Bhutto’s promises to crack down on terrorism raised a wry smile from many Afghans, who remember the former prime minister as the willing midwife of the Taleban movement in the early to mid-Nineties.

“Bhutto played a key role in the establishment of the Taleban movement, which came into existence during her premiership,” said Safi.

Bhutto was prime minister from 1988 to 1990 and from 1993 until 1996, the year the Taleban captured Kabul. Her government was one of only three to recognise the Taleban regime.

Paradoxically, this record gave more credibility to her more recent pledges to confront the militants, in Safi’s view.

“Bhutto’s pledges to eliminate the Taleban were of great importance, because she helped bring them into existence, and she knew all about their plans and actions,” he said.

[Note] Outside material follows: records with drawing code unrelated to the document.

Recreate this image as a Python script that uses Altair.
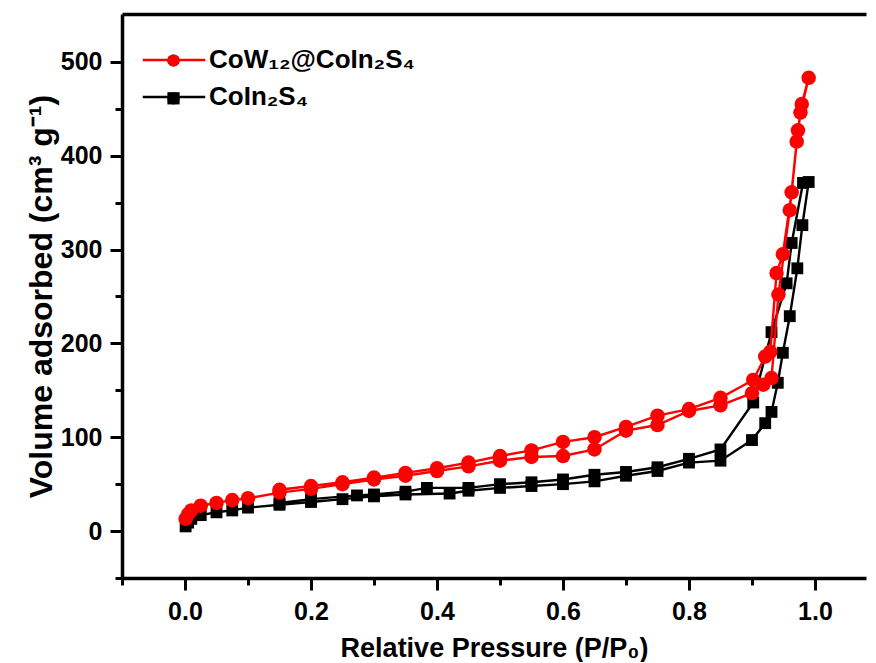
import altair as alt
import pandas as pd

RED = "CoW₁₂@CoIn₂S₄"
BLACK = "CoIn₂S₄"

# CoW12@CoIn2S4 : adsorption branch then desorption branch
red_ads_p = [0.001, 0.005, 0.01, 0.025, 0.05, 0.075, 0.1, 0.15, 0.2, 0.25, 0.3, 0.35, 0.4, 0.45,
             0.5, 0.55, 0.6, 0.65, 0.7, 0.75, 0.8, 0.85, 0.9, 0.918, 0.931, 0.942, 0.96, 0.971,
             0.977, 0.99]
red_ads_v = [13, 18, 22, 27, 30, 33, 35, 41, 45, 50, 55, 59, 64, 69,
             75, 79, 80, 87, 107, 113, 128, 134, 147, 156, 163, 252, 342, 415,
             446, 483]
red_des_p = [0.979, 0.973, 0.963, 0.949, 0.939, 0.929, 0.921, 0.902, 0.85, 0.8, 0.75, 0.7,
             0.65, 0.6, 0.55, 0.5, 0.45, 0.4, 0.35, 0.3, 0.25, 0.2, 0.15]
red_des_v = [455, 427, 361, 295, 275, 191, 186, 161, 142, 130, 123, 111,
             100, 95, 86, 80, 73, 67, 62, 57, 52, 48, 44]

# CoIn2S4 : adsorption branch then desorption branch
black_ads_p = [0.001, 0.005, 0.01, 0.025, 0.05, 0.075, 0.1, 0.15, 0.2, 0.25, 0.3, 0.35, 0.42,
               0.45, 0.5, 0.55, 0.6, 0.65, 0.7, 0.75, 0.8, 0.85, 0.9, 0.921, 0.931, 0.941,
               0.949, 0.96, 0.972, 0.98, 0.99]
black_ads_v = [5, 9, 13, 17, 20, 22, 25, 28, 31, 34, 37, 39, 40,
               43, 46, 48, 50, 53, 59, 64, 73, 75, 97, 115, 127, 158,
               190, 229, 280, 326, 372]
black_des_p = [0.981, 0.963, 0.955, 0.931, 0.902, 0.85, 0.8, 0.75, 0.7, 0.65, 0.6, 0.55, 0.5,
               0.45, 0.384, 0.35, 0.3, 0.273, 0.2, 0.15]
black_des_v = [371, 307, 264, 212, 137, 87, 77, 68, 63, 60, 55, 52, 50,
               46, 46, 42, 39, 38, 34, 30]

x_major_ticks = [0.0, 0.2, 0.4, 0.6, 0.8, 1.0]
x_minor_ticks = [-0.1, 0.1, 0.3, 0.5, 0.7, 0.9]
y_major_ticks = [0, 100, 200, 300, 400, 500]
y_minor_ticks = [-50, 50, 150, 250, 350, 450]


def build(name, ads_p, ads_v, des_p, des_v):
    ps = ads_p + des_p
    vs = ads_v + des_v
    return pd.DataFrame({"P": ps, "V": vs, "series": name, "series_line": name,
                         "step": list(range(len(ps)))})


df = pd.concat([build(BLACK, black_ads_p, black_ads_v, black_des_p, black_des_v),
                build(RED, red_ads_p, red_ads_v, red_des_p, red_des_v)], ignore_index=True)

FONT = "Liberation Sans"
xscale = alt.Scale(domain=[-0.1, 1.081], nice=False, zero=False)
yscale = alt.Scale(domain=[-50, 551], nice=False, zero=False)

x_major = alt.Axis(orient="bottom", values=x_major_ticks, format=".1f",
                   title="Relative Pressure (P/P₀)", tickSize=12, tickWidth=3,
                   domainWidth=3.5, labelPadding=9, titlePadding=11,
                   labelFontSize=25, titleFontSize=27)
x_minor = alt.Axis(orient="bottom", values=x_minor_ticks, labels=False, title=None,
                   tickSize=7, tickWidth=3, domain=False)
x_top = alt.Axis(orient="top", labels=False, ticks=False, title=None, domainWidth=3.5)
y_major = alt.Axis(orient="left", values=y_major_ticks, format="d",
                   title="Volume adsorbed (cm³ g⁻¹)", tickSize=12, tickWidth=3,
                   domainWidth=3.5, labelPadding=8, titlePadding=2,
                   labelFontSize=25, titleFontSize=32)
y_minor = alt.Axis(orient="left", values=y_minor_ticks, labels=False, title=None,
                   tickSize=7, tickWidth=3, domain=False)

# long horizontal legend line (path in unit symbol coordinates)
LINE_PATH = "M-5.1,0H5.1"

stroke_enc = alt.Stroke("series_line:N", sort=[RED, BLACK],
                        scale=alt.Scale(range=["#ff0000", "#000000"]),
                        legend=alt.Legend(orient="none", legendX=39, legendY=33, rowPadding=11,
                                          title=None, symbolType=LINE_PATH, symbolSize=150,
                                          symbolStrokeWidth=2.5, labelFontSize=26,
                                          labelLimit=500, labelFont=FONT,
                                          labelFontWeight="bold", labelColor="black",
                                          labelOffset=22, padding=0))
marker_legend = alt.Legend(orient="none", legendX=45, legendY=40, rowPadding=24.8,
                           title=None, symbolSize=150, symbolStrokeWidth=0,
                           labelExpr="''", labelFontSize=1, labelOffset=0, padding=0)
fill_enc = alt.Fill("series:N", sort=[RED, BLACK],
                    scale=alt.Scale(range=["#ff0000", "#000000"]), legend=marker_legend)
shape_enc = alt.Shape("series:N", sort=[RED, BLACK],
                      scale=alt.Scale(range=["circle", "square"]), legend=marker_legend)

base = alt.Chart(df)

black_line = base.transform_filter(alt.datum.series == BLACK).mark_line(strokeWidth=2.4).encode(
    x=alt.X("P:Q", scale=xscale, axis=x_major),
    y=alt.Y("V:Q", scale=yscale, axis=y_major),
    stroke=stroke_enc,
    order=alt.Order("step:Q"),
)
black_pts = base.transform_filter(alt.datum.series == BLACK).mark_point(
    filled=True, size=140, opacity=1).encode(
    x=alt.X("P:Q", scale=xscale, axis=x_minor),
    y=alt.Y("V:Q", scale=yscale, axis=y_minor),
    fill=fill_enc,
    shape=shape_enc,
)
red_line = base.transform_filter(alt.datum.series == RED).mark_line(strokeWidth=2.4).encode(
    x=alt.X("P:Q", scale=xscale, axis=x_top),
    y=alt.Y("V:Q", scale=yscale, axis=None),
    stroke=stroke_enc,
    order=alt.Order("step:Q"),
)
red_pts = base.transform_filter(alt.datum.series == RED).mark_point(
    filled=True, size=210, opacity=1).encode(
    x=alt.X("P:Q", scale=xscale, axis=None),
    y=alt.Y("V:Q", scale=yscale, axis=None),
    fill=fill_enc,
    shape=shape_enc,
)

chart = alt.layer(black_line, black_pts, red_line, red_pts).resolve_axis(
    x="independent", y="independent"
).properties(
    width=744, height=564,
    autosize=alt.AutoSizeParams(type="none"),
    padding={"left": 114, "top": 6, "right": 2, "bottom": 84},
).configure_view(stroke=None).configure_axis(
    labelFont=FONT, titleFont=FONT, labelFontWeight="bold", titleFontWeight="bold",
    labelColor="black", titleColor="black", domainColor="black", tickColor="black",
    grid=False,
)

chart.save("out.html", embed_options={"renderer": "svg", "actions": False})
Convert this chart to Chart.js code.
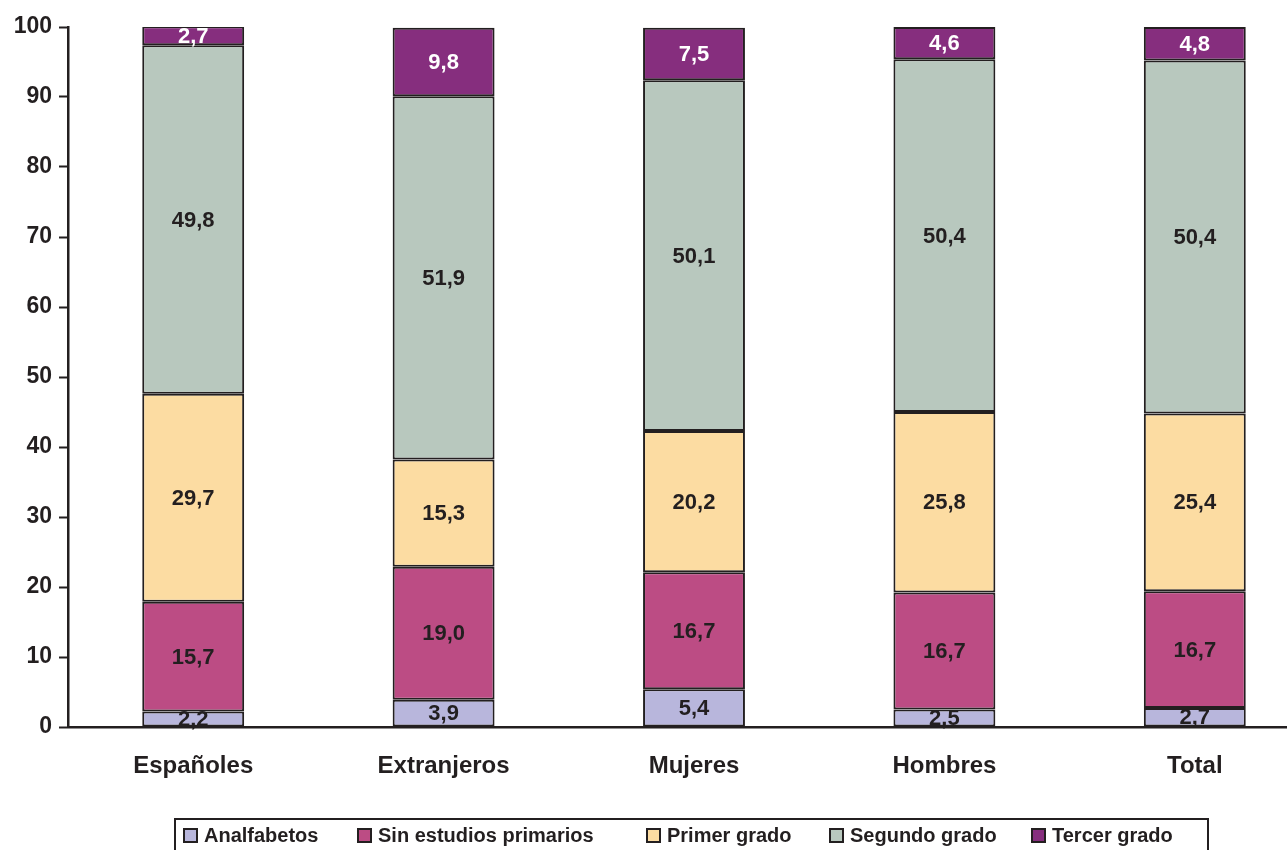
<!DOCTYPE html>
<html>
<head>
<meta charset="utf-8">
<script src="https://cdn.jsdelivr.net/npm/chart.js@4/dist/chart.umd.min.js"></script>
<style>
    html, body { margin: 0; padding: 0; background: #fff; overflow: hidden; }
    #wrap { width: 1287px; height: 850px; overflow: hidden; }
    #wrap div { width: 1320px; height: 850px; }
</style>
</head>
<body>
<div id="wrap"><div><canvas id="chart"></canvas></div></div>
<script>
var categories = ['Españoles', 'Extranjeros', 'Mujeres', 'Hombres', 'Total'];
var analfabetos = [2.2, 3.9, 5.4, 2.5, 2.7];
var sinEstudios = [15.7, 19.0, 16.7, 16.7, 16.7];
var primerGrado = [29.7, 15.3, 20.2, 25.8, 25.4];
var segundoGrado = [49.8, 51.9, 50.1, 50.4, 50.4];
var tercerGrado = [2.7, 9.8, 7.5, 4.6, 4.8];
var yTicks = [0, 10, 20, 30, 40, 50, 60, 70, 80, 90, 100];

var seriesNames = ['Analfabetos', 'Sin estudios primarios', 'Primer grado', 'Segundo grado', 'Tercer grado'];
var seriesColors = ['#b8b6dc', '#bc4c84', '#fcdca2', '#b8c8be', '#862e7e'];
var labelColors = ['#231f20', '#231f20', '#231f20', '#231f20', '#ffffff'];
// left edge of each legend swatch, in px
var legendX = [184, 358, 647, 830, 1032];

var ink = '#231f20';
var fontFamily = '"Liberation Sans", Arial, sans-serif';

function fmt(v) {
    return v.toFixed(1).replace('.', ',');
}

var barLabels = {
    id: 'barLabels',
    afterDatasetsDraw: function (chart) {
        var ctx = chart.ctx;
        ctx.save();
        ctx.font = 'bold 22px ' + fontFamily;
        ctx.textAlign = 'center';
        ctx.textBaseline = 'middle';
        chart.data.datasets.forEach(function (ds, i) {
            var meta = chart.getDatasetMeta(i);
            ctx.fillStyle = labelColors[i];
            meta.data.forEach(function (bar, j) {
                var y = (bar.y + bar.base) / 2;
                ctx.fillText(fmt(ds.data[j]), bar.x, y + 1);
            });
        });
        ctx.restore();
    }
};

var boxLegend = {
    id: 'boxLegend',
    afterDraw: function (chart) {
        var ctx = chart.ctx;
        ctx.save();
        ctx.strokeStyle = ink;
        ctx.lineWidth = 2;
        ctx.strokeRect(175, 819, 1208 - 175, 40);
        ctx.font = 'bold 20px ' + fontFamily;
        ctx.textBaseline = 'middle';
        ctx.textAlign = 'left';
        chart.data.datasets.forEach(function (ds, i) {
            var x = legendX[i];
            ctx.fillStyle = seriesColors[i];
            ctx.fillRect(x, 829, 13, 13);
            ctx.lineWidth = 2;
            ctx.strokeRect(x, 829, 13, 13);
            ctx.fillStyle = ink;
            ctx.fillText(ds.label, x + 20, 836);
        });
        ctx.restore();
    }
};

var seriesData = [analfabetos, sinEstudios, primerGrado, segundoGrado, tercerGrado];
var datasets = seriesData.map(function (values, i) {
    return {
        label: seriesNames[i],
        data: values,
        backgroundColor: seriesColors[i],
        borderColor: ink,
        borderWidth: 2,
        borderSkipped: false,
        barPercentage: 0.407,
        categoryPercentage: 1
    };
});

new Chart(document.getElementById('chart'), {
    type: 'bar',
    data: { labels: categories, datasets: datasets },
    options: {
        responsive: true,
        maintainAspectRatio: false,
        animation: false,
        layout: { padding: { left: 0, right: 0, top: 27, bottom: 0 } },
        plugins: {
            legend: { display: false },
            tooltip: { enabled: false }
        },
        scales: {
            x: {
                stacked: true,
                grid: { display: false },
                border: { display: true, color: ink, width: 2.5 },
                ticks: {
                    color: ink,
                    padding: 17,
                    font: { family: fontFamily, size: 24, weight: 'bold' }
                },
                afterFit: function (scale) { scale.height = 123; }
            },
            y: {
                stacked: true,
                min: 0,
                max: 100,
                afterBuildTicks: function (scale) {
                    scale.ticks = yTicks.map(function (v) { return { value: v }; });
                },
                grid: {
                    drawOnChartArea: false,
                    drawTicks: true,
                    tickLength: 9,
                    tickColor: ink,
                    tickWidth: 2
                },
                border: { display: true, color: ink, width: 2.5 },
                ticks: {
                    color: ink,
                    padding: 7,
                    font: { family: fontFamily, size: 23, weight: 'bold' }
                },
                afterFit: function (scale) { scale.width = 68; }
            }
        }
    },
    plugins: [barLabels, boxLegend]
});
</script>
</body>
</html>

Fazel Rahman Oria, editor of Erada daily, concurred on this point, saying, “Mrs. Bhutto had the honour of being the mother of the Taleban, while Nasirullah Babar, who was Pakistani interior minister at the time, was the father,” he said.

According to local political observers, Bhutto made a firm commitment to President Hamed Karzai during their last meeting - just hours before her death - to cooperate with the Afghan government in the fight against terrorism.

“It was difficult to believe her, however,” said Oria. “When she was prime minister before, she did not seem all that concerned with the difficulties facing the Afghan government.”

Oria voiced doubt that Bhutto would have been in a position to deliver had she won the post of prime minister.

“In practical terms, she could not have fulfilled those pledges, because a prime minister does not have the authority to do so,” he said. “It would take the army and the intelligence services to be able to do anything.”

Habibullah Rafi, a senior advisor at Afghanistan’s Academy of Sciences, agreed that the crisis in Pakistan would have grave consequences on his side of the border.

“Afghanistan has always been under the influence of its neighbour, and any deterioration in our situation has always been linked to Pakistan. But now Pakistan itself is experiencing a worsening situation,” he said.

Rafi places little stock in promises made by any leader in Islamabad.

“Musharraf, too, has made pledges, but nothing has come of them,” he said. “Therefore, we could not believe Bhutto, either. Promises made by Pakistani leaders will not do us any good until they change their policy regarding Afghanistan.”

Wahidullah Amani is an IWPR trainer, reporter and editor in Kabul.